3. Query to get results
Depending on the request, it can be addressed using any combination of:
- Rails query to get a quick short-term answer;
- Metabase SQL for answering recurring questions and visualizing charts that can be run and viewed by non-engineers;
- Jupyter Notebook for interactive visualizations and results that require data merging (e.g., Caseflow with VACOLS data) or more data transformation.
Note that any of these solutions can query the Caseflow ODS database (see Data Architecture), which has denormalizing data, to provide faster query results.
Details are provided in subsections below.
Recommendation: this process can be interrupted once a satisfactory solution is created:
- create Rails query that produces desired results
- validate results against previous reports, other data and metrics, and/or expert feedback
- port Rails query to SQL (using
to_sql
). If the Rails query cannot be ported to SQL, skip the next steps involving Metabase and jump to using Jupyter Notebook. - run the SQL query in Metabase and create charts if needed
- validate the results with requester
- use SQL and Python libraries (such as SQLAlchemy and Pandas) in a Jupyter Notebook to create result, charts, and dashboards
- validate the results with requester
Other processes include:
- Exporting Rails query results to a CSV file and processing the CSV file with a script (e.g., in Ruby or Python) to produce an answer.
- Exporting a CSV file from Metabase results and loading it in a spreadsheet investigate and produce an answer.
A. Rails query
Determine the correct Rails query based on Caseflow's data model and codebase.
(More details to come)
B. Metabase SQL query and chart
Replicate Rails query in Metabase to enable non-engineers to assess the results and present basic visualizations. Can be skipped if ETL transformations or interactive dashboard needed.
(More details to come)
C. Jupyter Notebook and interactive dashboard
(More details to come)
4. Update Database Query Registry with the solution
Add a description and links to the solution(s) in the Database Query Registry.
Challenges
Keeping SQL and Dashboards up-to-date with Caseflow
Current problem: Tableau reports query Caseflow's database using hand-crafted SQL queries based on Caseflow's logic and interpretation of Caseflow's data model. Over time, Caseflow's logic changes to accommodate new features or Board-requested changes in Caseflow behavior. As a result, Tableau may be presenting outdated information to the Board.
General problem:
- Rails queries run in the production Rails Console is always up-to-date with Caseflow code changes, however external tools generally don't support Rails (except for example DARU (Data Analysis in RUby)). To capture Caseflow's logic, an external tool would have to run against the Caseflow codebase or somehow import Caseflow's models.
- Dashboard/BI/Data exploration tools (Tableau, Metabase, Jupyter Notebooks, etc.) support SQL, however the SQL queries could become outdated as Caseflow changes.

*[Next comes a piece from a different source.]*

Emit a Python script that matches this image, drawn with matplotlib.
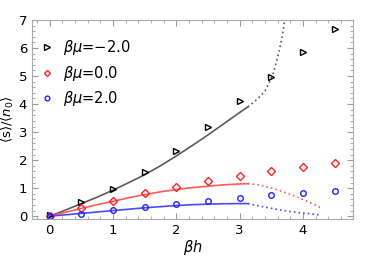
import matplotlib
matplotlib.use('Agg')
import matplotlib.pyplot as plt
from matplotlib.ticker import MultipleLocator

# sample points
bh = [0, 0.5, 1, 1.5, 2, 2.5, 3, 3.5, 4, 4.5]
s_m2 = [0.05, 0.5, 0.97, 1.58, 2.33, 3.18, 4.12, 4.97, 5.87, 6.68]
s_0 = [0.02, 0.28, 0.56, 0.82, 1.05, 1.25, 1.45, 1.62, 1.77, 1.9]
s_p2 = [0.02, 0.09, 0.22, 0.33, 0.45, 0.56, 0.65, 0.75, 0.84, 0.91]

# theory curves, solid part
xs = [0, 0.25, 0.5, 0.75, 1, 1.25, 1.5, 1.75, 2, 2.25, 2.5, 2.75, 3, 3.13]
c_m2 = [0, 0.22, 0.45, 0.68, 0.93, 1.2, 1.48, 1.8, 2.15, 2.52, 2.9, 3.3, 3.7, 3.9]
c_0 = [0, 0.14, 0.28, 0.41, 0.53, 0.66, 0.77, 0.87, 0.95, 1.02, 1.07, 1.12, 1.15, 1.16]
c_p2 = [0, 0.05, 0.1, 0.15, 0.2, 0.25, 0.3, 0.34, 0.38, 0.41, 0.43, 0.445, 0.45, 0.45]

# theory curves, dotted part
xd_m2 = [3.13, 3.24, 3.32, 3.4, 3.47, 3.53, 3.58, 3.63, 3.67, 3.72]
d_m2 = [3.9, 4.1, 4.27, 4.47, 4.78, 5.1, 5.5, 5.95, 6.4, 7.1]
xd_0 = [3.13, 3.3, 3.53, 3.75, 3.92, 4.1, 4.27]
d_0 = [1.16, 1.12, 0.99, 0.82, 0.67, 0.5, 0.31]
xd_p2 = [3.13, 3.3, 3.53, 3.75, 3.92, 4.1, 4.29]
d_p2 = [0.45, 0.37, 0.27, 0.18, 0.13, 0.09, 0.04]

labels = [r'$\beta\mu$=−2.0', r'$\beta\mu$=0.0', r'$\beta\mu$=2.0']

plt.rcParams['font.family'] = ['DejaVu Sans']
plt.rcParams['mathtext.fontset'] = 'dejavusans'

fig = plt.figure(figsize=(3.74, 2.58), dpi=100)
ax = fig.add_axes([32 / 374, 1 - 219 / 258, (353 - 32) / 374, (219 - 20) / 258])

dots = (0, (1, 1.8))
ax.plot(xs, c_m2, color='#5a5a5a', lw=1.2)
ax.plot(xd_m2, d_m2, color='#5a5a5a', lw=1.2, ls=dots)
ax.plot(xs, c_0, color='#ff5a5a', lw=1.2)
ax.plot(xd_0, d_0, color='#ff5a5a', lw=1.2, ls=dots)
ax.plot(xs, c_p2, color='#4a4aff', lw=1.2)
ax.plot(xd_p2, d_p2, color='#4a4aff', lw=1.2, ls=dots)

ax.plot(bh, s_m2, '>', ms=4.3, mfc='none', mec='black', mew=1.0, ls='none', label=labels[0])
ax.plot(bh, s_0, 'D', ms=3.6, mfc='none', mec='#ff2222', mew=1.0, ls='none', label=labels[1])
ax.plot(bh, s_p2, 'o', ms=4.0, mfc='none', mec='#2222ff', mew=1.0, ls='none', label=labels[2])

ax.set_xlim(-0.28, 4.79)
ax.set_ylim(-0.1, 7)
ax.xaxis.set_major_locator(MultipleLocator(1))
ax.xaxis.set_minor_locator(MultipleLocator(0.2))
ax.yaxis.set_major_locator(MultipleLocator(1))
ax.yaxis.set_minor_locator(MultipleLocator(0.2))
ax.tick_params(which='both', direction='in', top=True, right=True, colors='#999999',
               labelcolor='black', labelsize=9.5)
ax.tick_params(which='major', length=4, width=0.8)
ax.tick_params(which='minor', length=2, width=0.6)
for sp in ax.spines.values():
    sp.set_color('#aaaaaa')

ax.set_xlabel(r'$\beta h$', fontsize=10.5, labelpad=1)
ax.set_ylabel(r'$\langle \mathrm{s}\rangle/\langle n_0\rangle$', fontsize=9.5, labelpad=2)

ax.legend(loc='upper left', bbox_to_anchor=(-0.02, 0.975), frameon=False, fontsize=10.5,
          handletextpad=0.5, labelspacing=0.45, handlelength=1.2, markerscale=0.85)

fig.savefig('out.png', dpi=100)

- Side problem: The SQL for Tableau reports can only be captured using Tableau Desktop, so we'll have to ask the Reporting Team to get the SQLs or examine Redshift logs for incoming queries.
Current solution: The current approach is to run the Rails and SQL queries to ensure the results are the same. This can be automated.
- An alternative solution for Python-based dashboards is (1) to have it call a Caseflow API that effectively runs the Rails query and returns the results, or (2) import results from a file exported by some recurring job that runs the Rails query.